When you prepare to file your tax return, there are two important things that will factor into your tax situation: dependents and exemptions. Here are five important facts to know about dependents and exemptions before you file your next tax return.

  1. If someone else claims you as a dependent, you may still be required to file your own tax return. Whether or not you must file a return depends on several factors, including the amount of your unearned, earned or gross income, your marital status, any special taxes you owe, and any advance Earned Income Tax Credit payments you received.

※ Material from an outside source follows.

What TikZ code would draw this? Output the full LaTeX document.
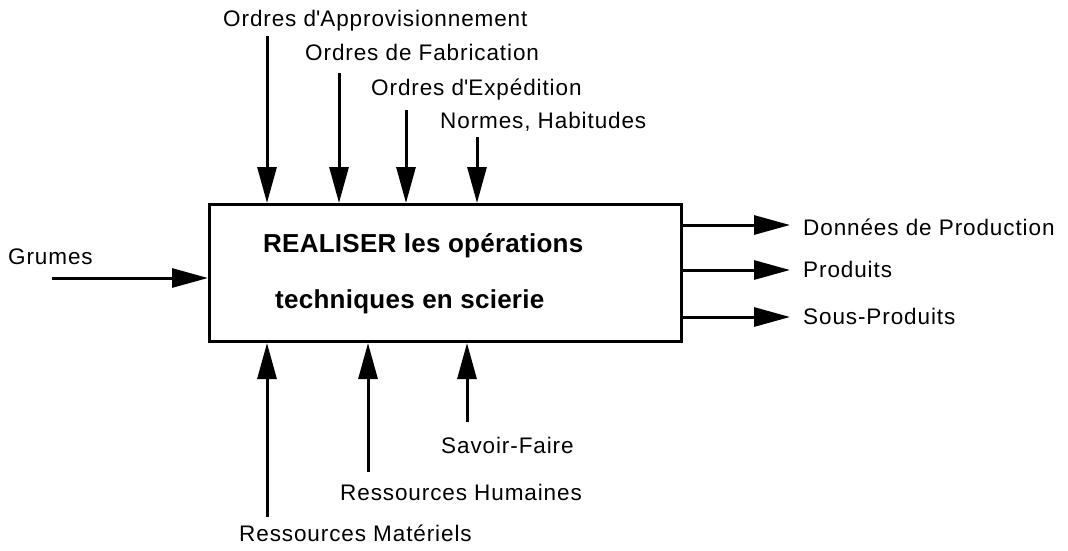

  2. Exemptions reduce your taxable income. There are two types of exemptions: personal exemptions and exemptions for dependents. For each exemption you can deduct a set amount on your tax return (this amount generally changes each year). Exemption amounts are reduced for taxpayers whose adjusted gross income is above certain levels, depending on the taxpayer’s filing status.
  3. If you are a dependent, you may not claim an exemption. If someone else—such as your parent—claims you as a dependent, you may not claim your personal exemption on your own tax return.
  4. Your spouse is never considered your dependent. On a joint return, you may claim one exemption for yourself and one for your spouse. If you are filing a separate return, you may claim the exemption for your spouse only if your spouse had no gross income, is not filing a joint return, and was not the dependent of another taxpayer.
  5. Some people cannot be claimed as your dependent. Generally, you may not claim a married person as a dependent if he or she files a joint return with his or her spouse. Also, to claim someone as a dependent, that person must be a U.S. citizen, U.S. resident alien, U.S. national or resident of Canada or Mexico for some part of the year. There is an exception to this rule for certain adopted children. See IRS Publication 501, Exemptions, Standard Deduction, and Filing Information for additional tests to determine who can be claimed as a dependent.

For more information on exemptions, dependents and whether or not you or your dependent needs to file a tax return, consult your professional tax preparer or tax advisor.  You also can consult IRS Publication 501, which publication is available on the IRS’s web site at www.IRS.gov or can be ordered by calling 800-TAX-FORM (800-829-3676).